How would you define your artistic practice?

I’m always trying to tell a story through my work, often drawing from the fascinating tales of the flora around me and building narratives that reflect both personal and universal experiences. I see most of the world through a lens of nostalgia, and I think that translates into my work by merging past experiences and aesthetics that clash with my excitement for current technology. I work in a variety of mediums that are all rooted in a digital practice that branched out into videos, 3D animation, multimedia installations and even textiles and embroidery. 

What are you working on at the moment?

I’m preparing new work for the busy fall to come, producing a new video, and conceptualizing and sewing new textile work among others. I’m also very excited to start a new needlepoint embroidery that is one of the more time consuming things I do, requiring months of hand stitching. 

How do you see the future of the “digital” in visual arts, in the new AI development contexts?

I think the digital in visual arts comes and goes in waves like many other disciplines and trends. AI is a very powerful tool that I feel can be used in very cool ways or it can fall into cliché, and become very tacky. But at the end of the day it’s still the artist that’s most important in the equation, and the way we use the tools at our disposal. 

What inspires you these days?

I love cars and driving and motorsports, and I feel that this passion has to somehow bleed into my work too. I see cars as aesthetic objects, works of art with a rich history worth exploring from a cultural perspective. I love their texture and materiality, oftentimes I see car parts as shiny pieces of jewellery.

Adrian Ganea

How would you define your artistic practice?

As chronically dramatic. Having a strong relation with dramatic arts, and at the same time being sort of chronically online, I try to make sense of all the things around me through the language of performativity and digital culture.

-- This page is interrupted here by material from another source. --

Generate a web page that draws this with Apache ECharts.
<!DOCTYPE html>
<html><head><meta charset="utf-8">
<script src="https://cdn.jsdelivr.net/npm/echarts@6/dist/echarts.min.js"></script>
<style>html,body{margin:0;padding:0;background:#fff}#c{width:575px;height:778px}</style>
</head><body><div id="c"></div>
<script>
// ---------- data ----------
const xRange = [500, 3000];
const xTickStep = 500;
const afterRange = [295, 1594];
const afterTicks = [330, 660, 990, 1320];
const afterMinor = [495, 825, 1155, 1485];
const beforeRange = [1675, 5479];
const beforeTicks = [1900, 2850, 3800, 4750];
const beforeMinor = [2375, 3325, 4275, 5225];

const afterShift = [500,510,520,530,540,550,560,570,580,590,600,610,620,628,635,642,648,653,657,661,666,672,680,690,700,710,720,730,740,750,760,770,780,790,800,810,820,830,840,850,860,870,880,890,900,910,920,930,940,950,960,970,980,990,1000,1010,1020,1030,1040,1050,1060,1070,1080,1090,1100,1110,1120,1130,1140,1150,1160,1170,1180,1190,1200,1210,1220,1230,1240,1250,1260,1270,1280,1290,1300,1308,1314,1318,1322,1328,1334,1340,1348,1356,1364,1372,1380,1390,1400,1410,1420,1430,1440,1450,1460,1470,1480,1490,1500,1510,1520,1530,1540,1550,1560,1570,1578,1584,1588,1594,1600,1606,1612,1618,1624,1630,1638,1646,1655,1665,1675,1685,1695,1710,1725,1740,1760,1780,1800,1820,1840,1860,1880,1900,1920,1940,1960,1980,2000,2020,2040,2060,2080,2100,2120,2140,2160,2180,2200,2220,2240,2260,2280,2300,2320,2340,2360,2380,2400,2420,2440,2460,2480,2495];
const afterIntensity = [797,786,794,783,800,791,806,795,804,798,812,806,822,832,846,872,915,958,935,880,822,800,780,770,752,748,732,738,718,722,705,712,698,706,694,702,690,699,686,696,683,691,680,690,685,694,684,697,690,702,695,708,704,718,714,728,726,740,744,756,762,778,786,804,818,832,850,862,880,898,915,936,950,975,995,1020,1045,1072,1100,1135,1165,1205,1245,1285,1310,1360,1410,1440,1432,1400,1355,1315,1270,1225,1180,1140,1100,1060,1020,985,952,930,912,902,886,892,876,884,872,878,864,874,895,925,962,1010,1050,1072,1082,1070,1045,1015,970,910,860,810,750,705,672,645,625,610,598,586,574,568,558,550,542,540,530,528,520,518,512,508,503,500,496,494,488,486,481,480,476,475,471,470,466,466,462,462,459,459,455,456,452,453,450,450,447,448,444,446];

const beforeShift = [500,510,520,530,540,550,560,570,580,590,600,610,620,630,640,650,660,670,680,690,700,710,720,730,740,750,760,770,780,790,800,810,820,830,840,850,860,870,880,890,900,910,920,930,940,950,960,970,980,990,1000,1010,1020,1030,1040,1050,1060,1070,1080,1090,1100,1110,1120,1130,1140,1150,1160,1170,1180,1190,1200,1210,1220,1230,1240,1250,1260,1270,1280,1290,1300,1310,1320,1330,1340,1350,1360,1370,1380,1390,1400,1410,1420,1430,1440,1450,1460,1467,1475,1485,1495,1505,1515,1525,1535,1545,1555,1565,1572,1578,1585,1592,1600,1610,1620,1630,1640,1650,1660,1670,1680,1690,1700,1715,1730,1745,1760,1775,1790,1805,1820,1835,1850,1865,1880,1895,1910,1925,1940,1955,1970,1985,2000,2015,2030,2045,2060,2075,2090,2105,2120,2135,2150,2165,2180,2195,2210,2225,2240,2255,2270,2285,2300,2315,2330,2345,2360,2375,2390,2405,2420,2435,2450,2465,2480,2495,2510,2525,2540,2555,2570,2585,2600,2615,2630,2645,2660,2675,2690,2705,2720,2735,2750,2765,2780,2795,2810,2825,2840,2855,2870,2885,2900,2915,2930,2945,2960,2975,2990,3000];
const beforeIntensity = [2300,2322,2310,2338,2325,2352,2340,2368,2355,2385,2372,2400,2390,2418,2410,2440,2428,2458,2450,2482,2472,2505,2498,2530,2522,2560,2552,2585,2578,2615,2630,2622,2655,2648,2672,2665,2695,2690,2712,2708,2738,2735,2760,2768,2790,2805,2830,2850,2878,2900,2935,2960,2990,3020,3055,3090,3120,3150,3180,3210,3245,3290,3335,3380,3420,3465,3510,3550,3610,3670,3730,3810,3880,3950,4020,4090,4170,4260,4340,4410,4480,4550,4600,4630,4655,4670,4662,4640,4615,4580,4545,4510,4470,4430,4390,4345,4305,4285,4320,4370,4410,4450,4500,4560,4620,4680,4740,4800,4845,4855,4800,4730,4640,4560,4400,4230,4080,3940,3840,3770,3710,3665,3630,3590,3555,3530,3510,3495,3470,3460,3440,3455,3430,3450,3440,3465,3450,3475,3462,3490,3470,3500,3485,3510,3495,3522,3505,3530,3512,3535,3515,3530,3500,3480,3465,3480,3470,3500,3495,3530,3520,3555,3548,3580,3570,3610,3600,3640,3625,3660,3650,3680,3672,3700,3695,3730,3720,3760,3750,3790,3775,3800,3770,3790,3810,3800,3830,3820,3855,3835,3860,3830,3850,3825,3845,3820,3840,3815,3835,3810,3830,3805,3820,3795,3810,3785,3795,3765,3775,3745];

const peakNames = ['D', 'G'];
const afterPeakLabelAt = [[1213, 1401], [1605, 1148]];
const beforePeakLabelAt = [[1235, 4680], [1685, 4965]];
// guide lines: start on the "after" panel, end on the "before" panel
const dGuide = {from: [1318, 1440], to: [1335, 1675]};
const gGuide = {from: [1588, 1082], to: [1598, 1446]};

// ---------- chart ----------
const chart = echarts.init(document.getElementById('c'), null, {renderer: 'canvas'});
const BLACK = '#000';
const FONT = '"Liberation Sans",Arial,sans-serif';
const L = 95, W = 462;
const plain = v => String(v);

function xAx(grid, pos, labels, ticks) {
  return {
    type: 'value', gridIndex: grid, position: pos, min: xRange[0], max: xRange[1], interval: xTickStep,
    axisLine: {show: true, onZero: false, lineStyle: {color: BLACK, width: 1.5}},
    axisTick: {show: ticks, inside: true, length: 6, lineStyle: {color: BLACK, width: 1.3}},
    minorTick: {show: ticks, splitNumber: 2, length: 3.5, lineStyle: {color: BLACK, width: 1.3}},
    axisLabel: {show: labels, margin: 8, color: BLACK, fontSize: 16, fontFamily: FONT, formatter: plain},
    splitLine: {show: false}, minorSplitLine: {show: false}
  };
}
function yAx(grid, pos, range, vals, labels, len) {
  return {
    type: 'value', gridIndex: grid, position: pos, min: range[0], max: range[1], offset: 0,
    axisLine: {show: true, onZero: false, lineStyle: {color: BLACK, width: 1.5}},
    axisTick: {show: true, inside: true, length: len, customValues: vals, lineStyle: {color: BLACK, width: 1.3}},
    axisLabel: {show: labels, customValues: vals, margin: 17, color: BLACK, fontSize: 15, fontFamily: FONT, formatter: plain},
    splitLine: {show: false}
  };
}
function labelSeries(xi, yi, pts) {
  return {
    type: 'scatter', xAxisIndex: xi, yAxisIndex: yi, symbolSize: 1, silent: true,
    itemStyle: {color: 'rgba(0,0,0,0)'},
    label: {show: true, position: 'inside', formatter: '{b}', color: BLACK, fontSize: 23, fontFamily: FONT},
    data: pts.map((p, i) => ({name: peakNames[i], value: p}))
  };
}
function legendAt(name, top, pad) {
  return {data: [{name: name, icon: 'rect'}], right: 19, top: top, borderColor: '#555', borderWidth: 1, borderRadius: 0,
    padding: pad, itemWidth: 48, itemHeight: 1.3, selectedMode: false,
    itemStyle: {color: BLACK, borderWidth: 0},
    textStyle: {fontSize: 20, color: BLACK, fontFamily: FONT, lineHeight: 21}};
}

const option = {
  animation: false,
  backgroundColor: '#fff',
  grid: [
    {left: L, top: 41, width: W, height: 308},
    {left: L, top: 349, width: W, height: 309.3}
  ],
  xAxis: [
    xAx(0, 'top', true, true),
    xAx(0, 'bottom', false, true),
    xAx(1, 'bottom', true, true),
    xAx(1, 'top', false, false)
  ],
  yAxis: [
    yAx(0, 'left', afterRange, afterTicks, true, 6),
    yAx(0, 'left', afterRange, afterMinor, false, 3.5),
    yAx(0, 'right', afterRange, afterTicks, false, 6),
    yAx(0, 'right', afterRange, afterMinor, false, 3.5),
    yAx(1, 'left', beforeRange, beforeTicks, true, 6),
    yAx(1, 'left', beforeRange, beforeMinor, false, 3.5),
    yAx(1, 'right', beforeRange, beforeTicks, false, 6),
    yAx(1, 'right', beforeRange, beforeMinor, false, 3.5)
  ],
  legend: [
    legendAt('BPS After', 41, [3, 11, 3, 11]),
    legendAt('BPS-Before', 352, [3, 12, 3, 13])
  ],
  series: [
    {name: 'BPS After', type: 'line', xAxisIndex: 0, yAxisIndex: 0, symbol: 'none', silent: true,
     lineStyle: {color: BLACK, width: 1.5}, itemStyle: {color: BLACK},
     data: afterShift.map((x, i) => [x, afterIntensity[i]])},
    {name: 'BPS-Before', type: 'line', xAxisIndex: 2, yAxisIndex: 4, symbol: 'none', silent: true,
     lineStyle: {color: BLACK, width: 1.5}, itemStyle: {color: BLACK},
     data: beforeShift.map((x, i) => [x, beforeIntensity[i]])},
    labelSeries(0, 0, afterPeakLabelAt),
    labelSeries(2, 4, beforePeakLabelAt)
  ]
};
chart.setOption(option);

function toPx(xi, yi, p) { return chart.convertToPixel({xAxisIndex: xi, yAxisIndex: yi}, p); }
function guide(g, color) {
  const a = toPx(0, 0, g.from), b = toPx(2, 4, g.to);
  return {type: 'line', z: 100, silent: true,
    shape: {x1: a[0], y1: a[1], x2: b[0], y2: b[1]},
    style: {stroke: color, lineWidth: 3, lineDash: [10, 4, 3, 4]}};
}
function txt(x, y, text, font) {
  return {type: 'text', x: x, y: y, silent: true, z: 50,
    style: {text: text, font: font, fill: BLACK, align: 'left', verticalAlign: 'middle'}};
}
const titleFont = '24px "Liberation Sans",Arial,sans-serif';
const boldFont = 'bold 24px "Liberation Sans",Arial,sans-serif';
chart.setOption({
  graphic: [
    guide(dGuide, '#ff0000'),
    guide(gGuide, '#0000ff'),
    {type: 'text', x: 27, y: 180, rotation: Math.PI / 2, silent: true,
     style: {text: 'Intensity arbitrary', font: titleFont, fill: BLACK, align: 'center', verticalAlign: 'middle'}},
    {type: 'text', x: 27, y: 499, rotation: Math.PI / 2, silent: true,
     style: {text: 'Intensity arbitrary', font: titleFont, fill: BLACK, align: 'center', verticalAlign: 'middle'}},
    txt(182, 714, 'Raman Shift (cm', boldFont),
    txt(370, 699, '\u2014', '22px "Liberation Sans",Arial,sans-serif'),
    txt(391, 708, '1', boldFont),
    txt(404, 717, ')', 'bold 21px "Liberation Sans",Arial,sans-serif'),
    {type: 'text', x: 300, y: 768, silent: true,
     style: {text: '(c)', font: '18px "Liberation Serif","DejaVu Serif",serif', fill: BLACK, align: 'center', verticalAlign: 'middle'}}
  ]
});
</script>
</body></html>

While working with theatre texts or literature or sometimes made-up narratives, my reaction is to get lost and wander towards unexpected paths. Or, in other words, I like to experiment. The way I relate to a subject or material is to think of it as essentially transformative. And as my practice often involves stories, it’s mostly a way to read various forms of fiction and reassemble and materialize them through the subjectivity of technologies.

Last year you had a solo show at Plan B gallery, in Berlin. How is your relationship with the art market?

I had a really good experience with Plan B that did draw some curious eyes. In relation to the art market it really made me more aware of the autonomy an artist has over their own work when the conditions for making and showing art are in what it feels like an ideal form. I am very thankful and feel quite privileged for having this level of care for my work that in return gave me a lot of trust in the fact that the work of artists is quite valuable. 

Fantasy plays a big part in your practice. How do you see these fantasy tropes evolving within contemporary arts?

As we feel a constant challenge of the status-quo, and an approaching significant turn in the way we organize ourselves in relation to otherness, I feel like fantasy plays a huge part in shaping narratives for what is yet to come. Dominating these fantasy tropes in the present, and probably for some of the foreseeable future, is mostly based on nostalgia. It can be a historical fantasy or an imaginary future but it’s mostly nonstop nostalgia.

What inspires you these days?

I saw not so long ago the 2007 anime series called Claymore, and it was quite amazing and very inspiring. From about the same time there is a TV show called Kid Nation that I also saw recently, and it was a memorable experience. The Blazing World by Margaret Cavendish written in 1666 is also a story that stuck with me recently.